SUMMER RAINFALL VARIABILITY IN THE ARGENTINEAN CHACO PLAIN

GONZÁLEZ, MARCELA HEBE; NUÑEZ, MARIO

mendoza

Congreso; congremet XI; 2012

The Argentinean Chaco plain region has a relevant biodiversity and it has experienced an important increase in annual rainfall during the last century. However, there is evidence that some rainfall decrease has happened in some sub-regions since 1980; such decrease could be related to deforestation carried out in order to increase the farming area. In this paper rainfall variability was analyzed to better understand its behavior in scales greater than a year. There are indicators of a cycle of 22 years in the west of Chaco and other of 6,6 years in the east. The annual cycle, with maximum in Summer, is present all over the region and more pronounced towards the west. The interannual rainfall variability shows that there are three main summer (from October to April) rainfall anomaly leading patterns, obtained using the principal component method. The first is associated with the sea surface temperature in the subtropical Atlantic Ocean, anomalies of low pressure in low levels in Southern Brazil and with the annular mode associated with the Southern Antarctic Oscillation. The second leading is related to El Niño-Southern Oscillation and a high pressure anomaly centered in central-southern Brazil and the third is associated with positive correlation in the west tropical and subtropical Pacific and with a wave train extended from the western Pacific Ocean towards South America. The results indicate that rainfall must be monitored in order to determine its future evolution and if deforestation has influenced the climate of the region.
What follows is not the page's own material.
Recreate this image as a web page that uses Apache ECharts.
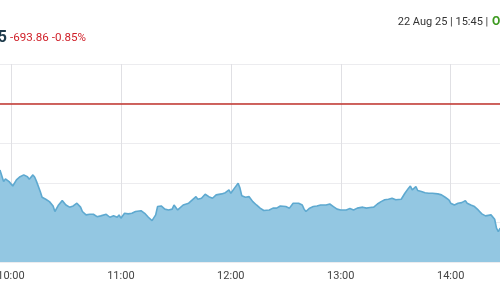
<!DOCTYPE html>
<html><head><meta charset="utf-8">
<script src="https://cdn.jsdelivr.net/npm/echarts@6/dist/echarts.min.js"></script>
<style>html,body{margin:0;padding:0;background:#fff}#c{width:500px;height:300px}</style>
</head><body><div id="c"></div>
<script>
// minutes since midnight
const times = [594,596,597,599,600,601,602,603,605,607,609,610,612,613,614,616,617,619,621,623,624,626,628,629,630,632,634,636,638,639,641,643,645,646,647,649,650,652,654,656,658,659,660,662,664,666,668,669,671,673,675,677,679,680,682,684,686,688,689,691,692,694,695,697,699,700,701,702,704,706,708,709,710,712,713,715,717,719,720,722,724,725,726,728,730,731,732,734,736,738,739,741,743,745,747,748,750,752,754,755,757,759,760,761,763,765,767,769,770,772,774,776,778,780,781,783,785,787,789,790,792,794,796,798,800,802,804,806,808,810,811,813,815,817,818,819,821,822,824,826,828,830,831,833,835,837,839,840,842,844,846,848,849,851,853,855,857,859,860,862,864,865,866,867];
const values = [81665,81606,81620,81606,81601,81584,81581,81615,81631,81640,81631,81618,81640,81628,81606,81556,81527,81517,81505,81483,81455,81488,81510,81500,81488,81477,81483,81497,81477,81455,81438,81441,81441,81449,81429,81433,81441,81441,81426,81433,81426,81438,81421,81446,81443,81446,81455,81463,81459,81446,81426,81409,81438,81480,81483,81467,81463,81467,81488,81463,81472,81488,81480,81497,81514,81505,81530,81517,81522,81542,81530,81534,81522,81539,81534,81544,81550,81564,81547,81573,81598,81573,81534,81527,81530,81522,81505,81488,81472,81460,81467,81463,81472,81472,81483,81493,81480,81472,81497,81497,81497,81488,81467,81455,81472,81480,81483,81488,81493,81488,81493,81480,81467,81463,81467,81463,81470,81463,81472,81467,81477,81472,81475,81477,81493,81505,81514,81517,81522,81514,81505,81517,81547,81573,81584,81564,81581,81561,81556,81550,81547,81547,81544,81544,81539,81527,81514,81497,81488,81497,81500,81510,81497,81488,81480,81463,81443,81433,81438,81438,81416,81371,81354,81371];
const prevClose = 82000.71;
const changeText = '-693.86 -0.85%';
const lastDigit = '5';
const stampText = '22 Aug 25 | 15:45 | ';
const statusText = 'O';
const yMin = 81200, yMax = 82200, yStep = 200;
const xMin = 540, xMax = 868, xStep = 60;

const pad = n => (n < 10 ? '0' : '') + n;
const fmt = m => pad(Math.floor(m / 60)) + ':' + pad(Math.round(m % 60));

const chart = echarts.init(document.getElementById('c'), null, {renderer: 'canvas'});
chart.setOption({
  animation: false,
  grid: {left: -99, right: -2, top: 64, bottom: 38, outerBoundsMode: 'none', containLabel: false},
  xAxis: {
    type: 'value', min: xMin, max: xMax, interval: xStep,
    axisLine: {show: false}, axisTick: {show: false},
    axisLabel: {formatter: v => fmt(v), color: '#444', fontFamily: 'Roboto', fontSize: 11, margin: 9, showMaxLabel: false, showMinLabel: false, hideOverlap: false},
    splitLine: {show: true, lineStyle: {color: '#e0e0e4', width: 1}}
  },
  yAxis: {
    type: 'value', min: yMin, max: yMax, interval: yStep,
    axisLine: {show: false}, axisTick: {show: false}, axisLabel: {show: false},
    splitLine: {show: true, lineStyle: {color: '#ececef', width: 1}}
  },
  series: [{
    type: 'line',
    data: times.map((t, i) => [t, values[i]]),
    showSymbol: false,
    lineStyle: {color: '#5ea9d0', width: 1.6},
    areaStyle: {color: '#93c7e2', opacity: 1, origin: 'start'},
    markLine: {
      silent: true, symbol: 'none', label: {show: false},
      lineStyle: {color: '#c0322b', width: 1.6, type: 'solid'},
      data: [{yAxis: prevClose}]
    }
  }],
  graphic: [
    {type: 'text', x: 7, y: 38, style: {text: lastDigit, textAlign: 'right', textVerticalAlign: 'middle', font: 'bold 16px Roboto', fill: '#1e3b4c'}},
    {type: 'text', x: 10, y: 38, style: {text: changeText, textAlign: 'left', textVerticalAlign: 'middle', font: '11.6px Roboto', fill: '#d0212a'}},
    {type: 'text', x: 491, y: 22, style: {text: stampText, textAlign: 'right', textVerticalAlign: 'middle', font: '11px Roboto', fill: '#333'}},
    {type: 'text', x: 492, y: 22, style: {text: statusText, textAlign: 'left', textVerticalAlign: 'middle', font: 'bold 12px Roboto', fill: '#3c9a1f'}}
  ]
});
</script></body></html>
Likewise, the relation between climate and deforestation must be best studied in order to mitigate the negative impacts over the region. In order to describe a possible situation in the future some simulations are detailed. The regional model MM5 was nested within time slice global atmospheric model experiments conducted by the HadAM3H model. The simulations cover a 10-year period representing present-day climate (1981–1990) and two future scenarios for the SRESA2 and B2 emission scenarios for the period 2081–2090. Both the A2 and B2 simulations show a general increase in precipitation in northern and central Argentina especially in summer and fall and a general decrease in precipitation in winter and spring.